Conversation starters for the medtech community
I know that there are plenty of cynics out there, but it does seem like onshoring is gaining traction, at least in the United States. It was one of the talking points during a recent roundtable on sourcing suppliers in China that I moderated, part of the daylong Emerging Trends in Medical Device Outsourcing online event. The sessions are now available on demand (registration required). New evidence of the trend comes in an article in Bloomberg Businessweek. "Made in China? Not Worth the Trouble" includes a profile of Unilife, which has reshored manufacture of its safety syringes. In this case, a low-wage labour force was no match for the cost of regulatory compliance.
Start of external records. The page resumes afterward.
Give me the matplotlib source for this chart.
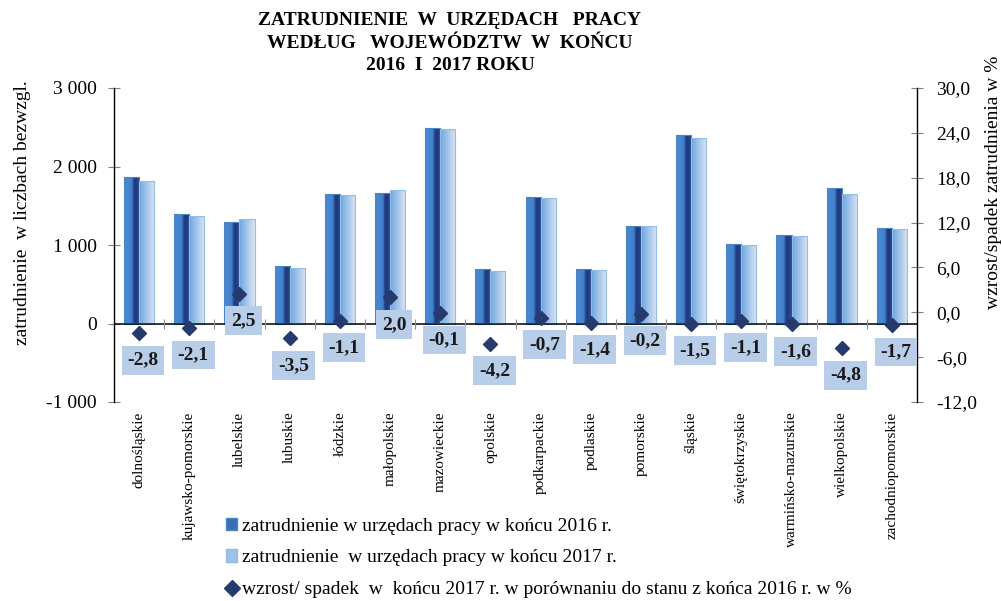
import matplotlib
matplotlib.use("Agg")
import matplotlib.pyplot as plt
import numpy as np
from matplotlib.colors import LinearSegmentedColormap
from matplotlib.patches import Rectangle
from matplotlib.lines import Line2D

plt.rcParams['font.family'] = ['Liberation Serif', 'DejaVu Serif']

wojewodztwa = ["dolnośląskie", "kujawsko-pomorskie", "lubelskie", "lubuskie", "łódzkie",
               "małopolskie", "mazowieckie", "opolskie", "podkarpackie", "podlaskie",
               "pomorskie", "śląskie", "świętokrzyskie", "warmińsko-mazurskie",
               "wielkopolskie", "zachodniopomorskie"]
zatr_2016 = [1868, 1395, 1293, 736, 1656, 1668, 2485, 698,
             1617, 698, 1238, 2400, 1017, 1132, 1732, 1222]
zatr_2017 = [1817, 1370, 1328, 708, 1640, 1702, 2483, 668,
             1605, 687, 1236, 2360, 1006, 1114, 1650, 1200]
zmiana_proc = [-2.8, -2.1, 2.5, -3.5, -1.1, 2.0, -0.1, -4.2,
               -0.7, -1.4, -0.2, -1.5, -1.1, -1.6, -4.8, -1.7]

lewe_ticki = [-1000, 0, 1000, 2000, 3000]
prawe_ticki = [-12, -6, 0, 6, 12, 18, 24, 30]

seria1 = "zatrudnienie w urzędach pracy w końcu 2016 r."
seria2 = "zatrudnienie  w urzędach pracy w końcu 2017 r."
seria3 = "wzrost/ spadek  w  końcu 2017 r. w porównaniu do stanu z końca 2016 r. w %"
tytul = "ZATRUDNIENIE  W  URZĘDACH   PRACY\nWEDŁUG   WOJEWÓDZTW  W  KOŃCU\n2016  I  2017 ROKU"

granat = "#263a6e"
cmap16 = LinearSegmentedColormap.from_list("c16", [(0, "#4a8ad2"), (0.5, "#4280cb"),
                                                   (0.58, "#2a4f98"), (0.7, "#1d3878"),
                                                   (1, "#2b4c94")])
cmap17 = LinearSegmentedColormap.from_list("c17", [(0, "#6ca6df"), (0.5, "#a4c6ec"),
                                                   (1, "#dee4ef")])


def gradient_bars(ax, bars, cmap):
    grad = np.linspace(0, 1, 64).reshape(1, -1)
    for p in bars:
        x0, y0 = p.get_x(), p.get_y()
        im = ax.imshow(grad, cmap=cmap, aspect='auto', origin='lower',
                       extent=[x0, x0 + p.get_width(), y0, y0 + p.get_height()],
                       zorder=p.get_zorder() - 0.1)
        im.set_clip_path(p)


fig = plt.figure(figsize=(10.01, 6.01), dpi=100)
ax = fig.add_axes([114 / 1001, 1 - 402 / 601, (917 - 114) / 1001, (402 - 88) / 601])

x = np.arange(len(wojewodztwa))
w = 0.3
b1 = ax.bar(x - w, zatr_2016, w, align='edge', facecolor='none', edgecolor='#4a86c8', lw=0.8, zorder=2)
b2 = ax.bar(x, zatr_2017, w, align='edge', facecolor='none', edgecolor='#94bce6', lw=0.8, zorder=2)
gradient_bars(ax, b1, cmap16)
gradient_bars(ax, b2, cmap17)

ax.axhline(0, color='black', lw=1.1, zorder=3)
ax.plot(x[:-1] + 0.5, np.zeros(len(x) - 1), ls='none', marker='|', ms=7, mew=0.8,
        color='#909090', zorder=3)

ax.set_xlim(-0.5, len(x) - 0.5)
ax.set_ylim(-1000, 3000)
ax.set_yticks(lewe_ticki)
ax.set_yticklabels([f"{v:,}".replace(",", " ") for v in lewe_ticki], fontsize=14)
ax.tick_params(axis='y', direction='inout', length=9, color='#808080', pad=8)
ax.set_xticks(x)
ax.set_xticklabels(wojewodztwa, rotation=90, fontsize=11, va='top', ha='center')
ax.tick_params(axis='x', length=0, pad=7)
for s in ['top', 'bottom', 'right']:
    ax.spines[s].set_visible(False)
ax.spines['left'].set_linewidth(1.0)

ax2 = ax.twinx()
ax2.plot(x, zmiana_proc, ls='none', marker='D', ms=7.5, color=granat, zorder=4)
for xi, v in zip(x, zmiana_proc):
    ax2.annotate(f"{v:.1f}".replace(".", ","), (xi, v), xytext=(4, -27),
                 textcoords='offset pixels', ha='center', va='center',
                 fontsize=14, fontweight='bold', color='#1a1a1a',
                 bbox=dict(boxstyle='square,pad=0.3', fc='#b8cee8', ec='none'))
ax2.set_ylim(-12, 30)
ax2.set_yticks(prawe_ticki)
ax2.set_yticklabels([f"{v:.1f}".replace(".", ",") for v in prawe_ticki], fontsize=14)
ax2.tick_params(axis='y', direction='inout', length=9, color='#808080', pad=9)
for s in ['top', 'bottom', 'left']:
    ax2.spines[s].set_visible(False)
ax2.spines['right'].set_linewidth(1.0)

fig.text(450 / 1001, 1 - 43 / 601, tytul, ha='center', va='center', fontsize=14,
         fontweight='bold', linespacing=1.4)
fig.text(23 / 1001, 1 - 213 / 601, "zatrudnienie  w liczbach bezwzgl.", rotation=90,
         ha='center', va='center', fontsize=14)
fig.text(994 / 1001, 1 - 182 / 601, "wzrost/spadek zatrudnienia w %", rotation=90,
         ha='center', va='center', fontsize=14)

handles = [Rectangle((0, 0), 1, 1, fc='#3a6fb8', ec='#4a86c8'),
           Rectangle((0, 0), 1, 1, fc='#9cc2ea', ec='#94bce6'),
           Line2D([], [], ls='none', marker='D', ms=8, color=granat)]
fig.legend(handles, [seria1, seria2, seria3], loc='upper left',
           bbox_to_anchor=(218 / 1001, 1 - 510 / 601), frameon=False, fontsize=14,
           handlelength=0.6, handleheight=0.6, handletextpad=0.25, labelspacing=0.75,
           borderaxespad=0)

fig.savefig("out.png", dpi=100)
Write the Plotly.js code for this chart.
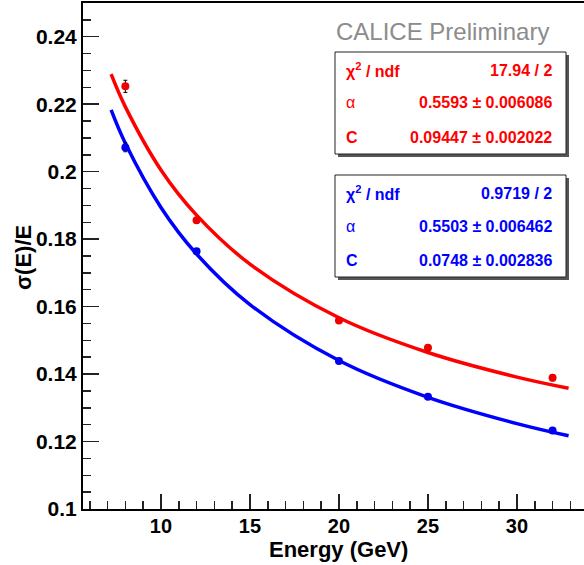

A maker of drug-delivery systems, Unilife offers prefilled syringes that are designed to prevent needlesticks. The company, headquartered in York, PA, USA, had used contract manufacturers in China to produce its devices. Stringent US FDA regulations made it advantageous to bring those manufacturing jobs back to York, explains CEO Alan Shortfall.
"The very thing in the USA that oftentimes we complain about—the complexity of the rules and regulations—works for us," Shortfall told Bloomberg Businessweek. "FDA compliance is the main reason we are [manufacturing in the United States]."
The article profiles a number of other nonmedtech companies that have left China (or chosen not to go there at all) because of quality and IP issues and, yes, cost. Once you factor in shipping expenses, which have risen dramatically, and the headaches of overseeing manufacturing several time zones and one massive culture away, it increasingly makes economic sense for some small manufacturers to get back to their roots.